Midnight Blue was produced by Al Goldstein, the publisher of Screw magazine. The show featured reviews of pornographic films, interviews with celebrities, and discussion of topics ranging from strippers to group sex. It ran from 1974 to 2003, later moving to Channel 35

=== The Robin Byrd Show ===
The Robin Byrd Show featured Robin Byrd interviewing other adult film stars. Like Interludes After Midnight, The Robin Byrd Show was later parodied on Saturday Night Live, with Cherie Oteri portraying Byrd. The show later moved to Channel 35

=== The Ugly George Hour of Truth, Sex, and Violence ===
The Ugly George Hour of Truth, Sex, and Violence, starring pornographer George Urban, ran from 1976 to 1982 (with sporadic reboots until 1991).

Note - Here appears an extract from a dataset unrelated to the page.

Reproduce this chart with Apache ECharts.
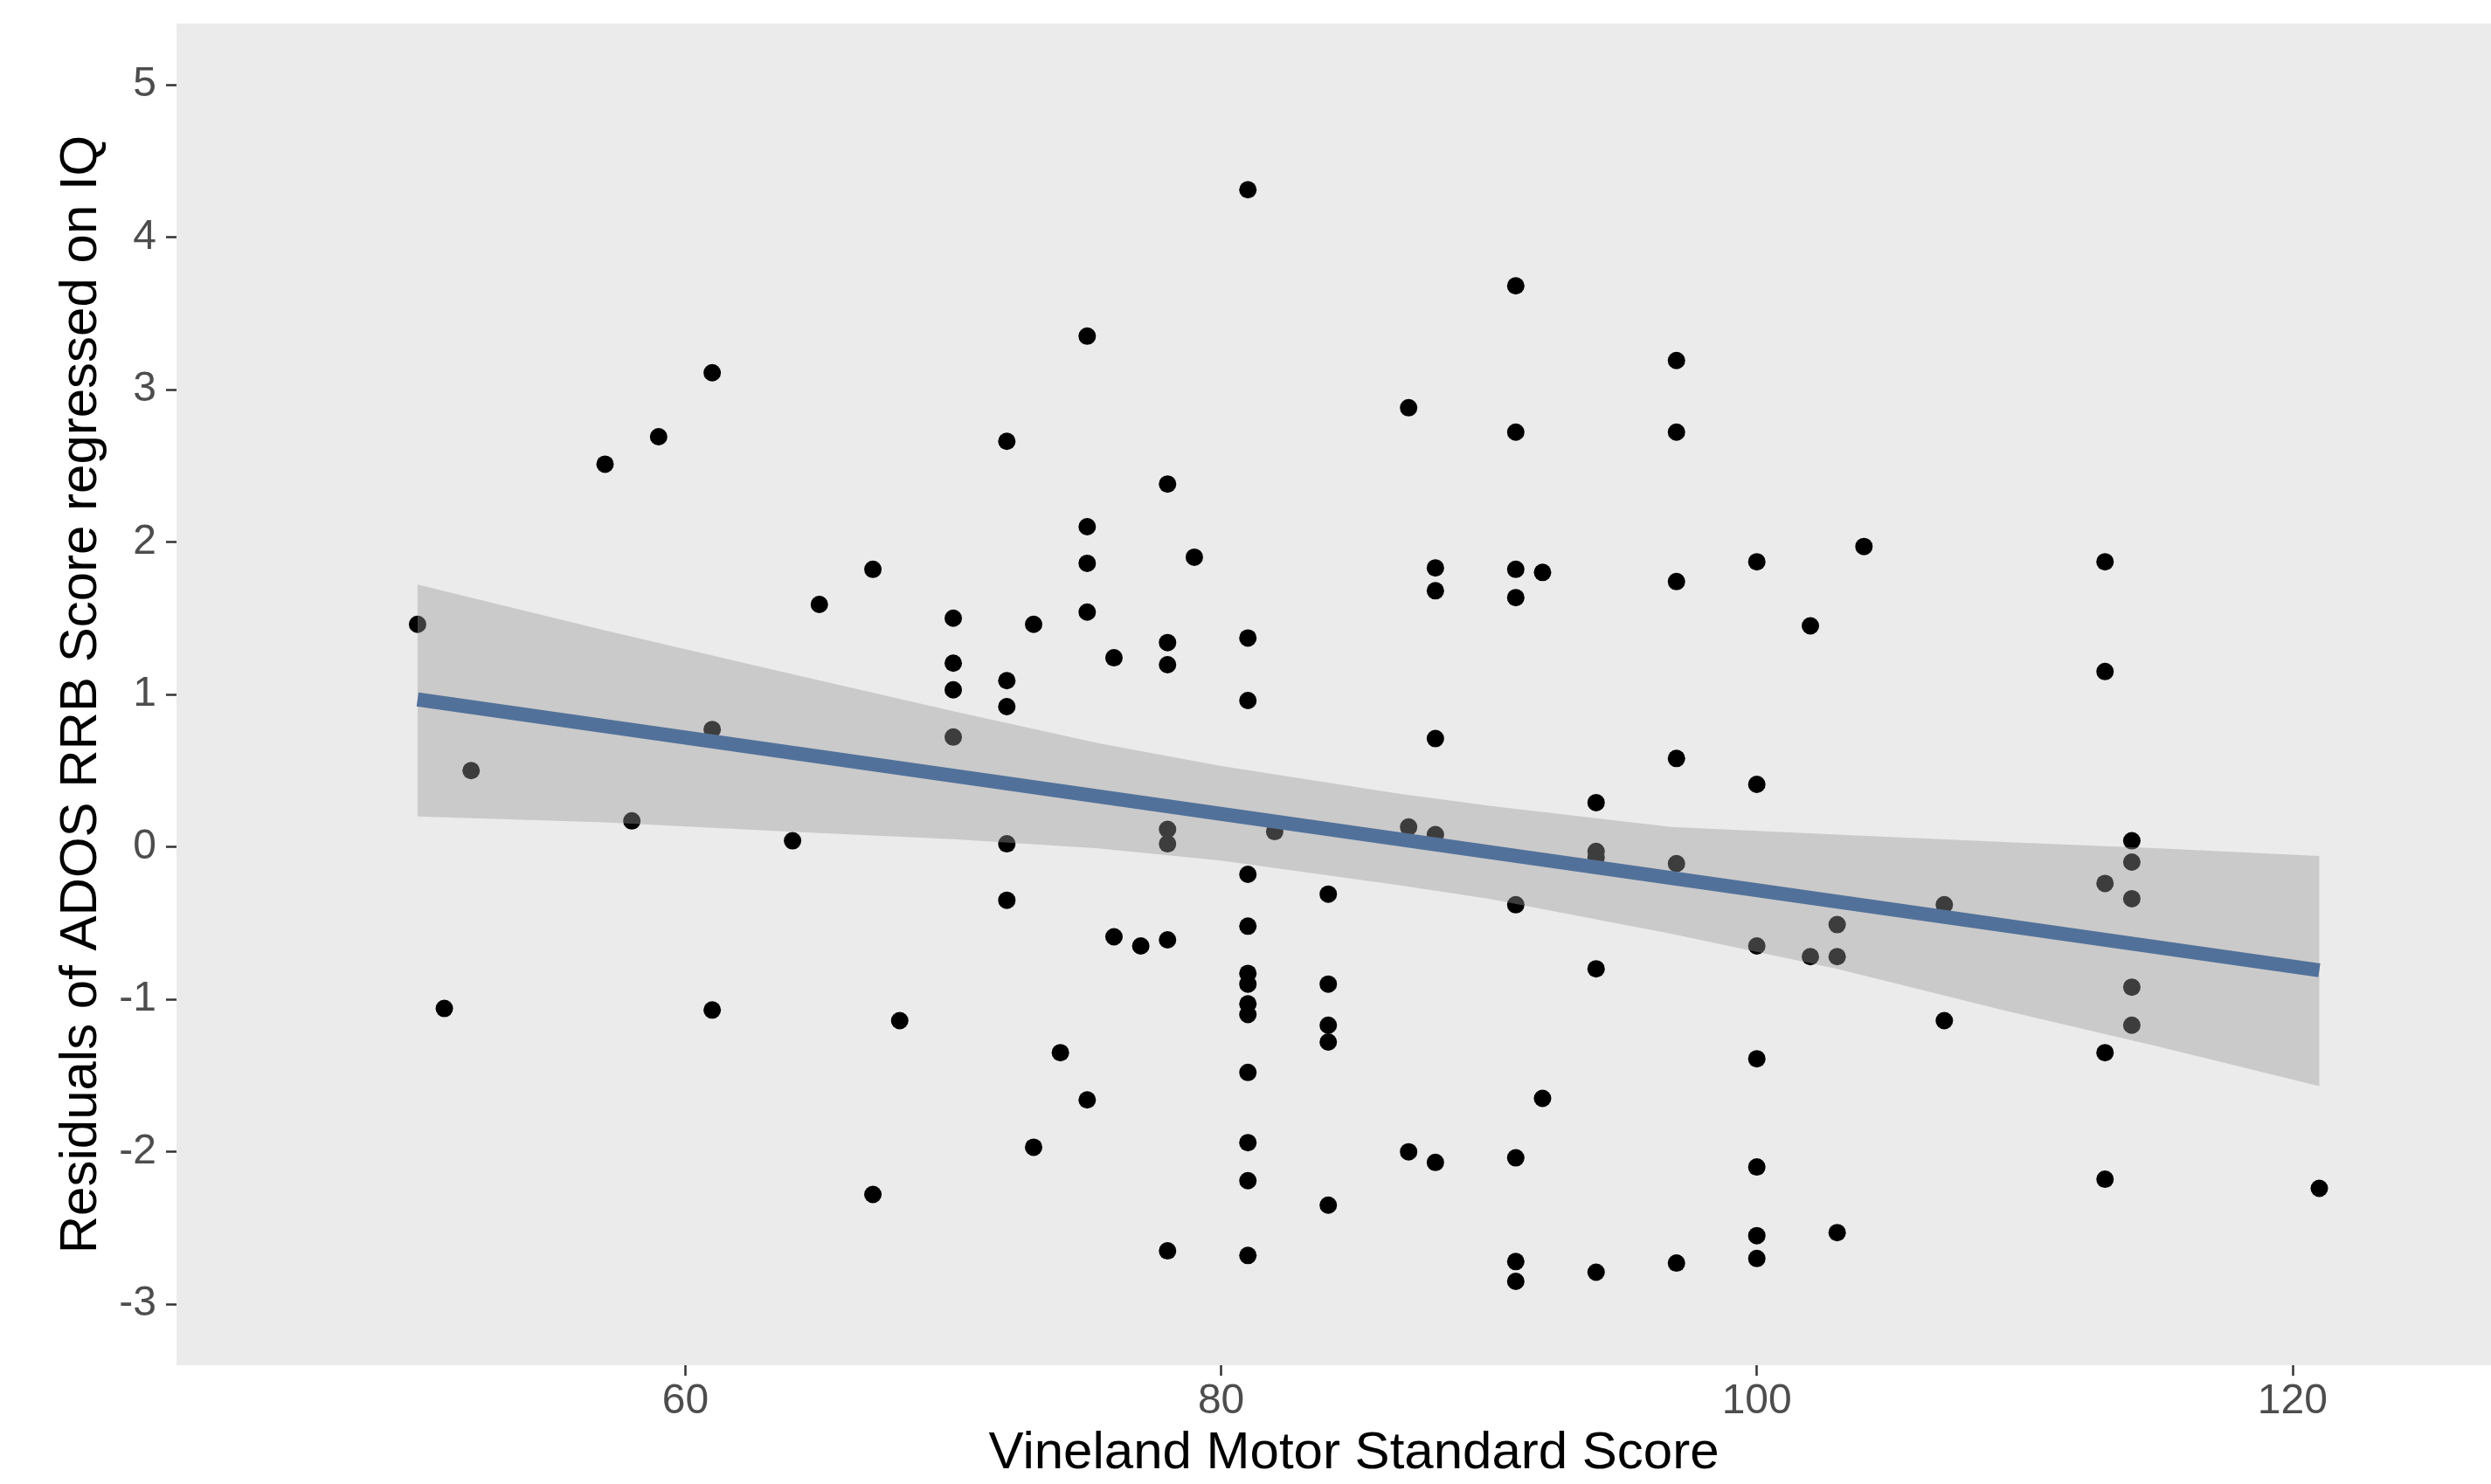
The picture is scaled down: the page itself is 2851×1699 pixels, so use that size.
<!DOCTYPE html>
<html><head><meta charset="utf-8">
<script src="https://cdn.jsdelivr.net/npm/echarts@6/dist/echarts.min.js"></script>
<style>html,body{margin:0;padding:0;background:#fff}#c{width:2851px;height:1699px}</style>
</head><body><div id="c"></div>
<script>
// Scatter points: Vineland Motor Standard Score (x) vs residuals (y)
const pointsX = [
  61, 59, 57, 50, 61,
  52, 58, 64, 51, 61,
  81, 75, 72, 78, 75, 79, 75, 67, 65, 70, 73, 75, 78, 78, 76, 81, 81, 70, 70, 72, 72, 70,
  72, 78, 78, 82, 81, 84, 72, 81, 76, 77, 78, 81, 81, 84, 81, 81, 84, 84, 68, 74, 81, 75, 73, 81, 81, 67, 84, 78, 81,
  91, 97, 87, 91, 97, 88, 88, 91, 91, 92, 97, 100, 104, 102, 88,
  113, 113,
  97, 100, 94, 87, 88, 94, 94, 97, 91, 107, 103, 100, 102, 103, 94, 107, 100, 92, 87, 88, 91, 100, 103, 100, 100, 97, 94, 91, 91,
  114, 114, 113, 114, 114, 114, 113, 113, 121
];
const pointsY = [
  3.11, 2.69, 2.51, 1.46, 0.77,
  0.50, 0.17, 0.04, -1.06, -1.07,
  4.31, 3.35, 2.66, 2.38, 2.10, 1.90, 1.86, 1.82, 1.59, 1.50, 1.46, 1.54, 1.34, 1.195, 1.24, 1.37, 0.96, 1.205, 1.03, 1.09, 0.92, 0.72,
  0.02, 0.115, 0.02, 0.10, -0.18, -0.31, -0.35, -0.52, -0.59, -0.65, -0.61, -0.83, -0.90, -0.90, -1.03, -1.10, -1.17, -1.28, -1.14, -1.35, -1.48, -1.66, -1.97, -1.94, -2.19, -2.28, -2.35, -2.65, -2.68,
  3.68, 3.19, 2.88, 2.72, 2.72, 1.83, 1.68, 1.82, 1.635, 1.80, 1.74, 1.87, 1.97, 1.45, 0.71,
  1.87, 1.15,
  0.58, 0.41, 0.29, 0.13, 0.08, -0.03, -0.07, -0.11, -0.38, -0.38, -0.51, -0.65, -0.72, -0.72, -0.80, -1.14, -1.39, -1.65, -2.00, -2.07, -2.04, -2.10, -2.53, -2.55, -2.70, -2.73, -2.79, -2.72, -2.85,
  0.04, -0.10, -0.24, -0.34, -0.92, -1.17, -1.35, -2.18, -2.24
];
// Fitted regression line (read at its ends)
const fitX = [50, 121];
const fitY = [0.967, -0.81];
// Confidence band
const bandX     = [50,   57,   63.8, 70,   75.4, 80,    86.6,  90,    96.8,  103,   109.4, 115,   121];
const bandUpper = [1.72, 1.42, 1.14, 0.89, 0.68, 0.53,  0.35,  0.27,  0.13,  0.08,  0.03,  -0.01, -0.06];
const bandLower = [0.20, 0.16, 0.10, 0.05, -0.01, -0.09, -0.25, -0.34, -0.57, -0.80, -1.08, -1.31, -1.57];
// Tick labels
const xTicks = [60, 80, 100, 120];
const yTicks = [-3, -2, -1, 0, 1, 2, 3, 4, 5];

const FONT = '"Liberation Sans", Arial, Helvetica, sans-serif';
const chart = echarts.init(document.getElementById('c'), null, {renderer: 'canvas'});

chart.setOption({
  animation: false,
  backgroundColor: '#FFFFFF',
  grid: {left: 202, right: 0, top: 27, bottom: 136, show: true, backgroundColor: '#EBEBEB', borderWidth: 0},
  xAxis: {
    type: 'value', min: 41, max: 127.41,
    splitLine: {show: false},
    axisLine: {show: false, onZero: false},
    axisTick: {show: true, length: 12, customValues: xTicks, lineStyle: {color: '#333333', width: 2.5}},
    axisLabel: {customValues: xTicks, fontSize: 48, color: '#4D4D4D', margin: 18, fontFamily: FONT},
    name: 'Vineland Motor Standard Score', nameLocation: 'middle', nameGap: 71,
    nameTextStyle: {fontSize: 60, color: '#000000', fontFamily: FONT, padding: [0, 0, 0, 46]}
  },
  yAxis: {
    type: 'value', min: -3.4, max: 5.4,
    splitLine: {show: false},
    axisLine: {show: false, onZero: false},
    axisTick: {show: true, length: 12, customValues: yTicks, lineStyle: {color: '#333333', width: 2.5}},
    axisLabel: {customValues: yTicks, fontSize: 48, color: '#4D4D4D', margin: 23, fontFamily: FONT},
    name: 'Residuals of ADOS RRB Score regressed on IQ', nameLocation: 'middle', nameGap: 79, nameRotate: 90,
    nameTextStyle: {fontSize: 60, color: '#000000', fontFamily: FONT}
  },
  series: [
    {
      type: 'scatter', z: 2,
      data: pointsX.map((x, i) => [x, pointsY[i]]),
      symbol: 'circle', symbolSize: 20,
      itemStyle: {color: '#000000', opacity: 1},
      emphasis: {disabled: true}
    },
    {
      type: 'custom', z: 3,
      data: bandX.map((x, i) => [x, bandLower[i], bandUpper[i]]),
      encode: {x: 0, y: [1, 2]},
      renderItem: function (params, api) {
        if (params.dataIndex !== 0) return null;
        const pts = [];
        for (let i = 0; i < bandX.length; i++) pts.push(api.coord([bandX[i], bandUpper[i]]));
        for (let i = bandX.length - 1; i >= 0; i--) pts.push(api.coord([bandX[i], bandLower[i]]));
        return {type: 'polygon', shape: {points: pts}, style: {fill: 'rgba(153,153,153,0.4)'}};
      }
    },
    {
      type: 'line', z: 4,
      data: fitX.map((x, i) => [x, fitY[i]]),
      showSymbol: false, symbol: 'none',
      lineStyle: {color: '#52719A', width: 16, cap: 'butt'}
    }
  ]
});
</script></body></html>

Urban roamed the streets of New York urging women to take off their clothes on camera. He also interviewed celebrities (including John Lennon, Yoko Ono, and Michael Jackson) and interviewed politicians about the first amendment. He once recorded a segment inside the sex club Plato's Retreat.

== Controversy ==
Channel J's sex-positive programming was scandalized in mainstream discourse and subject to censorship efforts. The New York Times, for instance, reported in 1984 that late-night viewing on Channel J "has become identified with sex" owing to its depictions of "male frontal nudity," "clips from pornographic homosexual films," and other "explicit sexual" content. Morality in Media, an anti-pornography organization, called the shows "abominable."

At the time, state law prevented cable operators from restricting content, even sexually explicit content, except that which was considered obscene. In response to Channel J, the New York State Legislature passed a law in 1983 requiring cable companies to offer devices to block entire channels or programs that "viewers may find objectionable." According to Time magazine, only 19 such devices were ever installed.